Aspects of the Hypermultiplet Moduli Space in String Duality
Paul S. Aspinwall
TL;DR
The paper investigates how the hypermultiplet moduli spaces of type IIA (or F-theory) on a Calabi–Yau threefold and heterotic strings on a K3 surface times a torus map into one another, focusing on the integral structures given by $H^3(X,\mathbb{Z})$ and $H^2(S_H,\mathbb{Z})$ and bundle data. By performing a stable degeneration, it decomposes the degeneration of the Calabi–Yau into two pieces whose Ramond–Ramond moduli split into three tori, corresponding to the heterotic K3 data and the two $E_8$-bundle sectors, with a transcendental lattice $M$ encoding the B-field. The bundle moduli are then described in terms of the Mordell–Weil group and spectral data on rational elliptic surfaces, yielding concrete realizations for SU(2) and $G_2$ structure groups via spectral curves and cameral covers, including Prym constructions. The authors argue that the boundary map equates the threefold and heterotic moduli in a precise lattice–Hodge–structure sense, providing a richer analogue of mirror symmetry and offering a framework to probe nonperturbative effects in both theories. This leads to a refined picture in which the Calabi–Yau and bundle data are encoded in lower-dimensional geometric objects, clarifying how duality acts at the boundary of the moduli space and guiding further explorations of nonperturbative string dynamics.
Abstract
A type IIA string (or F-theory) compactified on a Calabi-Yau threefold is believed to be dual to a heterotic string on a K3 surface times a 2-torus (or on a K3 surface).
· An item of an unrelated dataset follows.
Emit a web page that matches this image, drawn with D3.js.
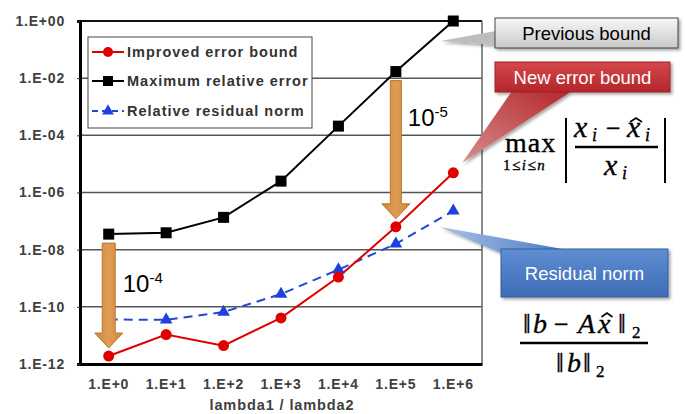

We consider how the resulting moduli space of hypermultiplets is identified between these two pictures in the case of the E8xE8 heterotic string. As examples we discuss SU(2)-bundles and G2-bundles on the K3 surface and the case of point-like instantons. We are lead to a rather beautiful identification between the integral cohomology of the Calabi-Yau threefold and some integral structures on the heterotic side somewhat reminiscent of mirror symmetry. We discuss the consequences for probing nonperturbative effects in the both the type IIA string and the heterotic string.